Now, I write these things and I think - so what? Of course I didn't change their lives that much. One can only do so much online for nine weeks. It's like any kind of Bodhisattva-like activity: you don't know the karma of what you are doing, you do your best with the circumstance and someone else will carry the torch, or not, and you have no control over that. So what if noone of the kids turned out to be my super-special ones, who can both write and act like adults? This time my tiny part listened. "Oh, I guess you do have a point." This wasn't defense speaking, this was truth. "Hey, Miriam," it said kindly, "You done real good. The teachers said so, and lots of the kids did learn a lot. And it's done now. Let it go." And the tiny voice said "Ok."
A-HA. A weight about a mile deep and ton-heavy melted right off my chest. Huh. That easy? Not entirely, I still feel gooky and confused about the less-structured work ahead I have put off for weeks.
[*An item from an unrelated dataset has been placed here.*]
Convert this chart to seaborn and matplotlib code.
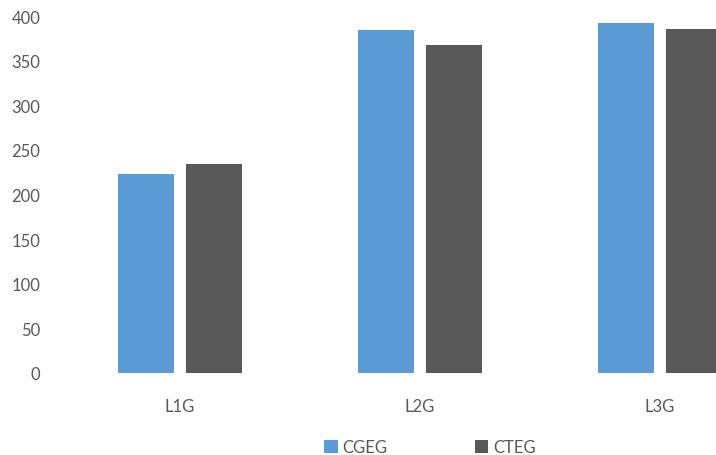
import pandas as pd
import matplotlib.pyplot as plt
import seaborn as sns

categories = ["L1G", "L2G", "L3G"]
series = ["CGEG", "CTEG"]
cgeg_values = [223, 384, 392]
cteg_values = [234, 367, 385]
colors = ["#5B9BD5", "#595959"]
text_color = "#595959"


def main():
    data = pd.DataFrame({
        "category": categories * 2,
        "series": [series[0]] * 3 + [series[1]] * 3,
        "value": cgeg_values + cteg_values,
    })

    sns.set_style("white")
    plt.rcParams["font.family"] = ["Lato", "DejaVu Sans"]

    fig = plt.figure(figsize=(7.16, 4.56), dpi=100)
    ax = fig.add_axes([60 / 716, 82 / 456, 656 / 716, 357 / 456])
    sns.barplot(data=data, x="category", y="value", hue="series",
                palette=colors, width=0.567, gap=0.19, saturation=1,
                linewidth=0, ax=ax)

    ax.set_xlim(-0.5, (716 - 180) / 240)
    ax.set_ylim(0, 400)
    ax.set_yticks(range(0, 401, 50))
    ax.set_xlabel("")
    ax.set_ylabel("")
    for s in ax.spines.values():
        s.set_visible(False)
    ax.tick_params(axis="both", length=0, labelsize=12, colors=text_color)
    ax.tick_params(axis="y", pad=14)
    ax.tick_params(axis="x", pad=18)

    handles, labels = ax.get_legend_handles_labels()
    ax.get_legend().remove()
    fig.legend(handles, labels, loc="center", bbox_to_anchor=(430 / 716, 1 - 448 / 456),
               ncol=2, frameon=False, fontsize=12, labelcolor=text_color,
               handlelength=0.8, handleheight=0.8, handletextpad=0.3,
               columnspacing=5.2)

    fig.savefig("out.png", dpi=100)


if __name__ == "__main__":
    main()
That's the mix of liberation (in my mind I picture a wildflower mix with bits of peat moss in a package) - some growth, some stagnation. Lots of space for all of it. But the crappiness isn't hidden anymore, it's on the surface, breathing out with the rest of it. So for now, much more workable than underground self-judgement. That's the real A-HA here, and the source of the original UGH. The primordial UGH. Take the plot away and that's always what it is, isn't it? I'm not good enough (thanks, Stuart Smalley). A-HA - maybe there's no such thing as not good enough.